With a thesis on marginal revenue, this is a concept Nadendla is familiar with. As AI becomes more cost-efficient, its use in robotics becomes more viable thanks to fundamental economic feasibility principles.

To summarise, as marginal costs decrease in robotics it becomes feasible to apply them to a higher number of jobs or tasks.
For example, GPUs are helping to drive further efficiencies and overcome many of the optimization problems associated with complex autonomous robotic solutions. These often demand very high amounts of processing power to support a combination of AI tools such as neural networks for vision, such as the solution from Trace Machina, SLAM for mapping, and large-scale solvers for complicated optimal control problems.

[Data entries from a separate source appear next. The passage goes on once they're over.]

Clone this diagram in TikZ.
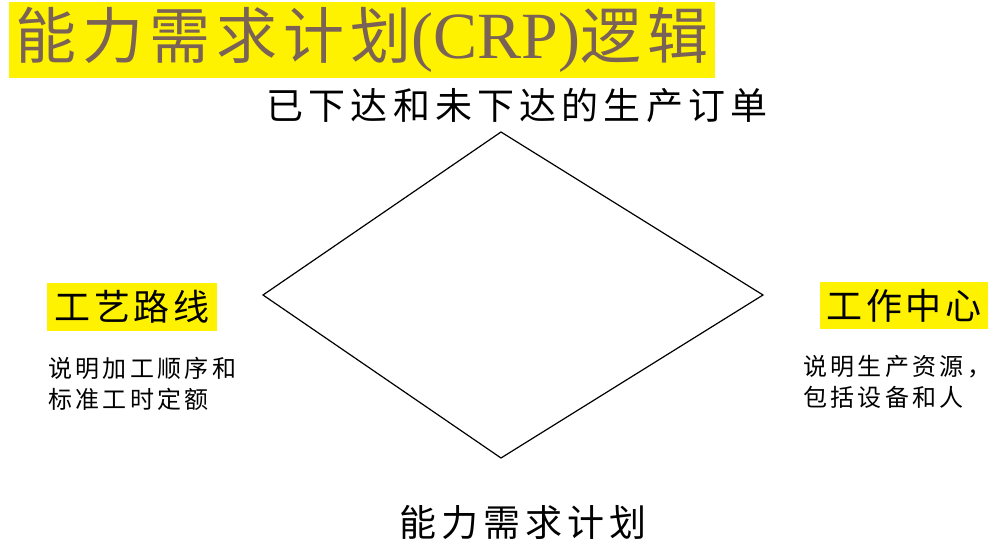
\documentclass[tikz,border=0pt]{standalone}
\usepackage{fontspec}
\setmainfont{Noto Sans CJK SC}
\newfontfamily\latinserif{Liberation Serif}
\newfontfamily\cjk[LetterSpace=10]{Noto Sans CJK SC}
\newfontfamily\cjkwide[LetterSpace=14]{Noto Sans CJK SC}
\definecolor{titlebrown}{RGB}{122,99,86}

\begin{document}
\begin{tikzpicture}[x=1pt,y=-1pt,
  tag/.style={fill=yellow, inner sep=0pt},
  note/.style={inner sep=0pt, align=left, anchor=west,
    font=\cjkwide\fontsize{24}{31}\selectfont}]
  \useasboundingbox (0,0) rectangle (1005,559);
  \node[tag, minimum width=706pt, minimum height=76pt, text=titlebrown] (title) at (362,40)
    {{\cjk\fontsize{61}{66}\selectfont 能力需求计划}{\latinserif\fontsize{66}{70}\selectfont (CRP)}{\cjk\fontsize{61}{66}\selectfont 逻辑}};
  \node[inner sep=0pt, font=\cjkwide\fontsize{37}{40}\selectfont] (orders) at (517,105) {已下达和未下达的生产订单};
  \node[inner sep=0pt, font=\cjkwide\fontsize{37}{40}\selectfont] (crp) at (523,522) {能力需求计划};
  % the four corners
  \coordinate (dtop) at (501,132);
  \coordinate (dright) at (763,295);
  \coordinate (dbottom) at (501,458);
  \coordinate (dleft) at (263,295);
  \draw[line width=1.2pt, line join=miter] (dtop) -- (dright) -- (dbottom) -- (dleft) -- cycle;
  \node[tag, minimum width=170pt, minimum height=48pt, font=\cjk\fontsize{36}{40}\selectfont] (routing) at (132,307) {工艺路线};
  \node[tag, minimum width=168pt, minimum height=47pt, font=\cjk\fontsize{36}{40}\selectfont] (center) at (904,305.5) {工作中心};
  \node[note] (routingnote) at (48,384) {说明加工顺序和\\标准工时定额};
  \node[note] (centernote) at (803,382) {说明生产资源，\\包括设备和人};
\end{tikzpicture}
\end{document}
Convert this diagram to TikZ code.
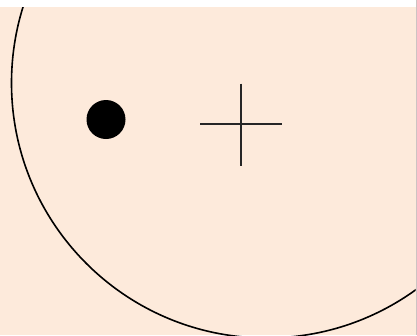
\documentclass[tikz,border=0pt]{standalone}
\definecolor{peach}{RGB}{253,234,219}
\definecolor{edgegray}{RGB}{205,195,195}
\tikzset{
  outline/.style={draw=black, line width=1.6pt},
  crossline/.style={draw=black!85, line width=1.9pt},
}
\begin{document}
\begin{tikzpicture}[x=1pt,y=-1pt]
\useasboundingbox (0,0) rectangle (417,335);
\fill[white] (0,0) rectangle (417,335);
\fill[peach] (0,7) rectangle (415.5,335);
\fill[edgegray] (415.5,0) rectangle (417,335);
\begin{scope}
\clip (0,7) rectangle (415.5,335);
\draw[outline] (266.5,83) circle (255);
\end{scope}
\fill[black] (106,119.5) circle (19.5);
\coordinate (ct) at (240.7,83.5);
\coordinate (cb) at (240.7,165.5);
\coordinate (cl) at (200,124.3);
\coordinate (cr) at (282,124.3);
\draw[crossline] (ct) -- (cb);
\draw[crossline] (cl) -- (cr);
\end{tikzpicture}
\end{document}
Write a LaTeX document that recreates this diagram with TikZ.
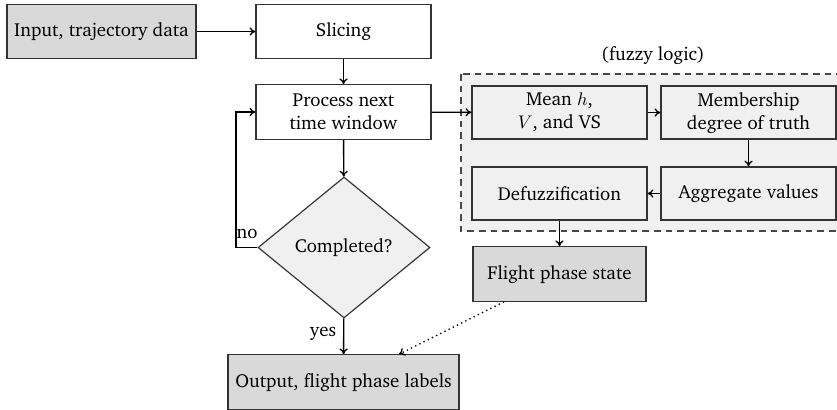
\documentclass[tikz,border=0pt]{standalone}
\usepackage[T1]{fontenc}
\usepackage{charter}
\usetikzlibrary{shapes.geometric,arrows.meta}
\definecolor{boxdark}{HTML}{D9D9D9}
\definecolor{boxlight}{HTML}{F0F0F0}
\definecolor{edgecol}{HTML}{333333}
\tikzset{
  base/.style={draw=edgecol, line width=0.7pt, align=center, inner sep=2pt, font=\fontsize{11.3}{13.8}\selectfont},
  plainbox/.style={base, fill=white, minimum width=105pt, minimum height=32.6pt},
  darkbox/.style={base, fill=boxdark, minimum height=32.6pt},
  fuzzbox/.style={base, fill=boxlight, minimum width=105pt, minimum height=31.8pt},
  decide/.style={base, shape=diamond, fill=boxlight, aspect=1.22, minimum width=103.2pt, minimum height=84.6pt, inner sep=0pt},
  conn/.style={line width=0.8pt, -{To[length=3.5pt,width=5pt]}},
  lbl/.style={font=\fontsize{11.3}{13.8}\selectfont, inner sep=0pt}
}
\begin{document}
\begin{tikzpicture}[x=0.6pt, y=-0.6pt]
\useasboundingbox (0,0) rectangle (837,409);
% fuzzy region
\draw[fill=boxlight, draw=edgecol!90, line width=0.7pt, dash pattern=on 4pt off 3pt] (461,74) rectangle (845,231);
\node[lbl] (fuzzylabel) at (653,55) {(fuzzy logic)};

\node[darkbox, minimum width=113.4pt] (input) at (101.5,31.5) {Input, trajectory data};
\node[plainbox] (slicing) at (343.5,31.5) {Slicing};
\node[plainbox] (process) at (343.5,112) {Process next\\time window};
\node[decide] (decision) at (344,247.5) {Completed?};
\node[darkbox, minimum width=138.6pt] (output) at (343.5,382) {Output, flight phase labels};
\node[fuzzbox] (mean) at (559.5,112.5) {Mean $h$,\\$V$, and VS};
\node[fuzzbox] (member) at (748.5,112.5) {Membership\\degree of truth};
\node[fuzzbox] (defuzz) at (559.5,193.5) {Defuzzification};
\node[fuzzbox] (aggregate) at (748.5,193.5) {Aggregate values};
\node[darkbox, minimum width=103.8pt] (flight) at (559.5,274) {Flight phase state};

\coordinate (loopbottom) at (236,247.5);
\coordinate (looptop) at (236,112);

\draw[conn] (input) -- (slicing);
\draw[conn] (slicing) -- (process);
\draw[conn] (process) -- (decision);
\draw[conn] (decision.west) -- (loopbottom) -- (looptop) -- (process.west);
\draw[conn] (decision) -- (output);
\draw[conn] (process) -- (mean);
\draw[conn] (mean) -- (member);
\draw[conn] (member) -- (aggregate);
\draw[conn] (aggregate) -- (defuzz);
\draw[conn] (defuzz) -- (flight);
\draw[conn, dotted] (flight) -- (output);

\node[lbl] (nolabel) at (247,234) {no};
\node[lbl] (yeslabel) at (323,334) {yes};
\end{tikzpicture}
\end{document}
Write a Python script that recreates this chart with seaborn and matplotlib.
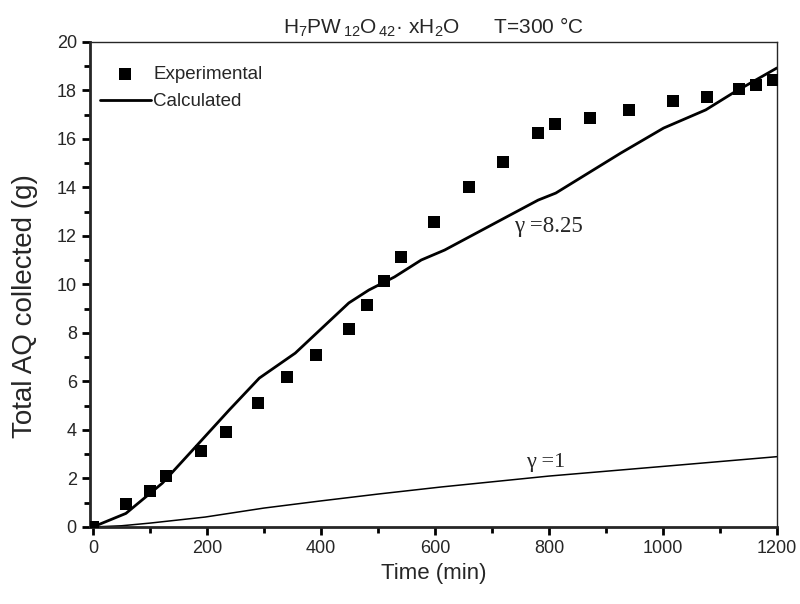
import numpy as np
import pandas as pd
import matplotlib
matplotlib.use("Agg")
import matplotlib.pyplot as plt
import seaborn as sns

# experimental points
exp_time = [0, 59, 100, 129, 189, 234, 290, 341, 391, 449, 480, 510, 540, 599,
            660, 720, 781, 810, 872, 941, 1017, 1078, 1134, 1163, 1193]
exp_aq = [0.0, 0.95, 1.48, 2.1, 3.13, 3.92, 5.11, 6.19, 7.09, 8.16, 9.15, 10.14,
          11.13, 12.58, 14.0, 15.05, 16.25, 16.6, 16.87, 17.2, 17.57, 17.73,
          18.06, 18.23, 18.43]

# calculated, gamma = 8.25
calc_time = [0, 58, 122, 180, 239, 292, 355, 449, 484, 529, 576, 617, 722, 781,
             812, 926, 1001, 1075, 1123, 1200]
calc_aq = [0.0, 0.56, 1.81, 3.3, 4.82, 6.14, 7.17, 9.24, 9.77, 10.31, 11.01,
           11.42, 12.74, 13.48, 13.77, 15.42, 16.45, 17.2, 17.9, 18.93]

# calculated, gamma = 1
g1_time = [0, 50, 100, 197, 300, 398, 501, 611, 800, 1001, 1200]
g1_aq = [0.0, 0.05, 0.16, 0.41, 0.78, 1.07, 1.36, 1.65, 2.1, 2.5, 2.9]

sns.set_style("ticks")
plt.rcParams["font.family"] = ["Liberation Sans", "DejaVu Sans"]
plt.rcParams["mathtext.default"] = "regular"

fig = plt.figure(figsize=(8, 6.04), dpi=100)
ax = fig.add_axes([0.1125, 0.1275, 0.8588, 0.803])

df_exp = pd.DataFrame({"t": exp_time, "aq": exp_aq})
df_calc = pd.DataFrame({"t": calc_time, "aq": calc_aq})
df_g1 = pd.DataFrame({"t": g1_time, "aq": g1_aq})

sns.scatterplot(data=df_exp, x="t", y="aq", marker="s", s=80, color="black",
                edgecolor="black", linewidth=0, ax=ax, label="Experimental", zorder=3)
sns.lineplot(data=df_calc, x="t", y="aq", color="black", linewidth=2, ax=ax,
             label="Calculated")
sns.lineplot(data=df_g1, x="t", y="aq", color="black", linewidth=1.1, ax=ax)

ax.set_xlim(-5, 1200)
ax.set_ylim(0, 20)
ax.set_xticks(np.arange(0, 1201, 200))
ax.set_xticks(np.arange(0, 1201, 100), minor=True)
ax.set_yticks(np.arange(0, 21, 2))
ax.set_yticks(np.arange(0, 21, 1), minor=True)
ax.tick_params(which="major", length=6, width=2, labelsize=13, color="black")
ax.tick_params(which="minor", length=4, width=2, color="black")
for side in ["left", "bottom"]:
    ax.spines[side].set_linewidth(2)
for side in ["top", "right"]:
    ax.spines[side].set_linewidth(1)
    ax.spines[side].set_visible(True)

ax.set_xlabel("Time (min)", fontsize=16)
ax.set_ylabel("Total AQ collected (g)", fontsize=20)
ax.yaxis.set_label_coords(-0.076, 0.456)
ax.set_title("H$_7$PW$_{\\,12}$O$_{\\,42}$· xH$_2$O      T=300 °C", fontsize=15, pad=6)

serif = ["Liberation Serif", "DejaVu Serif"]
ax.text(739, 12.16, "γ =8.25", family=serif, fontsize=16.5, va="baseline")
ax.text(760, 2.47, "γ =1", family=serif, fontsize=16, va="baseline")

ax.legend(loc="upper left", bbox_to_anchor=(0.0146, 0.951), frameon=False,
          fontsize=13.5, handlelength=2.7, handletextpad=0.15, labelspacing=0.55,
          borderaxespad=0, borderpad=0)

fig.savefig("out.png", dpi=100)
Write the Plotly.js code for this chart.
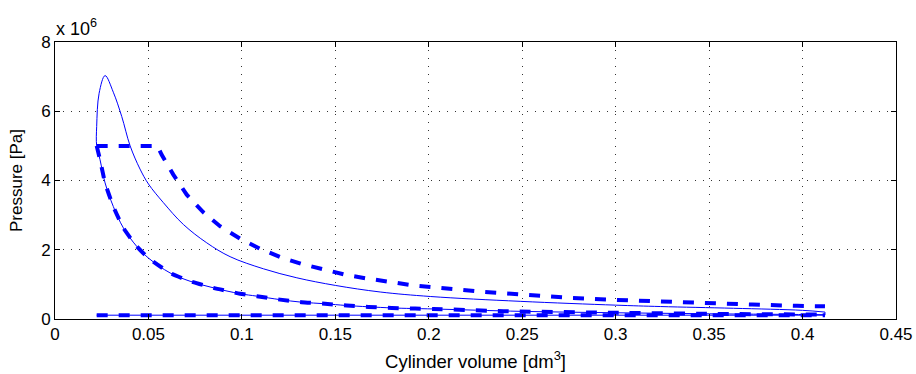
<!DOCTYPE html>
<html>
<head>
<meta charset="utf-8">
<script src="https://cdn.plot.ly/plotly-3.0.1.min.js"></script>
<style>
html,body{margin:0;padding:0;background:#fff;}
#chart{width:916px;height:374px;}
</style>
</head>
<body>
<div id="chart"></div>
<script>
// Volumes in dm^3, pressures in MPa (multiplied to Pa for plotting)

// Real cycle (thin solid): compression from BDC, combustion loop, expansion
var cycleV = [0.412,0.40,0.35,0.30,0.25,0.2024,0.1802,0.1561,0.1445,0.132,0.1204,0.108,0.099,0.0848,0.0723,0.0616,0.05,0.0437,0.0366,0.0312,0.0268,0.0241,0.0223,
              0.0223,0.0236,0.0268,0.0312,0.0357,0.0402,0.0455,0.05,0.058,0.0687,0.0812,0.0937,0.1115,0.1294,0.15,0.174,0.2008,0.2489,0.30,0.3239,0.363,0.40,0.412];
var cycleP = [0.125,0.13,0.15,0.18,0.22,0.29,0.32,0.39,0.44,0.485,0.56,0.66,0.73,0.90,1.09,1.33,1.76,2.10,2.63,3.25,3.93,4.60,5.00,
              5.56,6.52,7.03,6.55,5.85,5.00,4.33,3.90,3.36,2.73,2.20,1.80,1.45,1.19,0.97,0.78,0.65,0.51,0.40,0.36,0.31,0.25,0.20];
// Real cycle gas exchange (thin solid)
var exchV = [0.412,0.412,0.0223];
var exchP = [0.20,0.11,0.11];

// Ideal cycle (thick dashed): constant-pressure heat addition + expansion
var idealUpV = [0.0223,0.0548,0.0571,0.0633,0.0705,0.0794,0.0883,0.099,0.1097,0.1204,0.132,0.1436,0.1552,0.1669,0.1793,0.1918,0.2275,0.2516,0.2757,0.2998,0.3239,0.3489,0.373,0.397,0.412];
var idealUpP = [5.00,5.00,4.74,4.17,3.59,3.08,2.68,2.32,2.03,1.79,1.59,1.43,1.28,1.17,1.07,0.97,0.79,0.70,0.61,0.553,0.50,0.455,0.418,0.38,0.365];
// Ideal cycle compression
var idealLowV = [0.0223,0.0241,0.0268,0.0312,0.0366,0.0437,0.05,0.0616,0.0723,0.0848,0.099,0.108,0.1204,0.132,0.1445,0.1561,0.1676,0.1802,0.1927,0.2024,0.24,0.30,0.35,0.40,0.412];
var idealLowP = [5.00,4.60,3.93,3.25,2.63,2.10,1.76,1.33,1.09,0.90,0.73,0.66,0.56,0.485,0.44,0.39,0.35,0.32,0.30,0.29,0.225,0.18,0.15,0.13,0.125];
// Ideal cycle gas exchange line
var idealExV = [0.0223,0.412];
var idealExP = [0.11,0.11];

var xTicks = [0,0.05,0.1,0.15,0.2,0.25,0.3,0.35,0.4,0.45];
var xTickText = ['0','0.05','0.1','0.15','0.2','0.25','0.3','0.35','0.4','0.45'];
var yTicks = [0,2,4,6,8];
var yTickText = ['0','2','4','6','8'];

function pa(arr){ return arr.map(function(v){ return v*1e6; }); }

var blue = '#0000ff';
var thin = {color: blue, width: 1};
var thick = {color: blue, width: 4, dash: '11px,11px'};

var traces = [
  {x: idealExV, y: pa(idealExP), mode: 'lines', line: thick, hoverinfo: 'skip'},
  {x: idealLowV, y: pa(idealLowP), mode: 'lines', line: Object.assign({shape:'spline', smoothing:0.5}, thick), hoverinfo: 'skip'},
  {x: idealUpV, y: pa(idealUpP), mode: 'lines', line: Object.assign({shape:'linear'}, thick), hoverinfo: 'skip'},
  {x: cycleV, y: pa(cycleP), mode: 'lines', line: Object.assign({shape:'spline', smoothing:1}, thin), hoverinfo: 'skip'},
  {x: exchV, y: pa(exchP), mode: 'lines', line: thin, hoverinfo: 'skip'}
];

var fam = 'Liberation Sans, Arial, Helvetica, sans-serif';
var font = {family: fam, size: 17, color: '#000'};
var xTitleFont = {family: fam, size: 18.5, color: '#000'};

var layout = {
  width: 916, height: 374,
  margin: {l: 55, r: 20, t: 42, b: 54.5, pad: 0},
  paper_bgcolor: '#fff', plot_bgcolor: '#fff',
  showlegend: false,
  font: font,
  xaxis: {
    range: [0, 0.45], tickvals: xTicks, ticktext: xTickText,
    ticks: 'inside', ticklen: 5, tickcolor: '#000', tickwidth: 1,
    showline: true, linecolor: '#000', linewidth: 1, mirror: 'ticks',
    showgrid: true, gridcolor: '#333', gridwidth: 1, griddash: '1px,7px',
    zeroline: false, tickfont: font,
    title: {text: 'Cylinder volume [dm<sup>3</sup>]', font: xTitleFont, standoff: 11}
  },
  yaxis: {
    range: [0, 8e6], tickvals: pa(yTicks), ticktext: yTickText,
    ticks: 'inside', ticklen: 5, tickcolor: '#000', tickwidth: 1,
    showline: true, linecolor: '#000', linewidth: 1, mirror: 'ticks',
    showgrid: true, gridcolor: '#333', gridwidth: 1, griddash: '1px,7px',
    zeroline: false, tickfont: font,
    title: {text: 'Pressure [Pa]', font: font, standoff: 14}
  },
  annotations: [{
    xref: 'paper', yref: 'paper', x: 0, y: 1, xanchor: 'left', yanchor: 'bottom',
    xshift: -1, yshift: 1, text: 'x 10<sup>6</sup>', showarrow: false,
    font: {family: fam, size: 18, color: '#000'}
  }]
};

Plotly.newPlot('chart', traces, layout, {displayModeBar: false, staticPlot: true});
</script>
</body>
</html>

GPUs will play an important role here.
Yet the lack of a good robotics operating system that allows for higher level applications and the time needed to train humanoid robots are additional hurdles that the industry will need to address to bring costs down further and improve feasibility.
Still, the combined power of AI and robotics promises to drive adoption across industries and in new use cases with early demand already present in sectors like security and surveillance.
Turning these innovations into viable business models that contribute to overall growth hinges on access to investors like Sumedh Nadendla, whose expertise in deep tech combined with business economics brings more companies to market.
Robotics as a growth lever
While the tech sector is constantly evolving, the field of robotics remains a constant source of growth. Robotics helps to close the gap between conceptual technologies and viable applications, and turn breakthrough innovations into solutions that can be adopted by industries at scale.
The rise of cost-effective AI models is set to drive the adoption of robotics to new highs in 2025.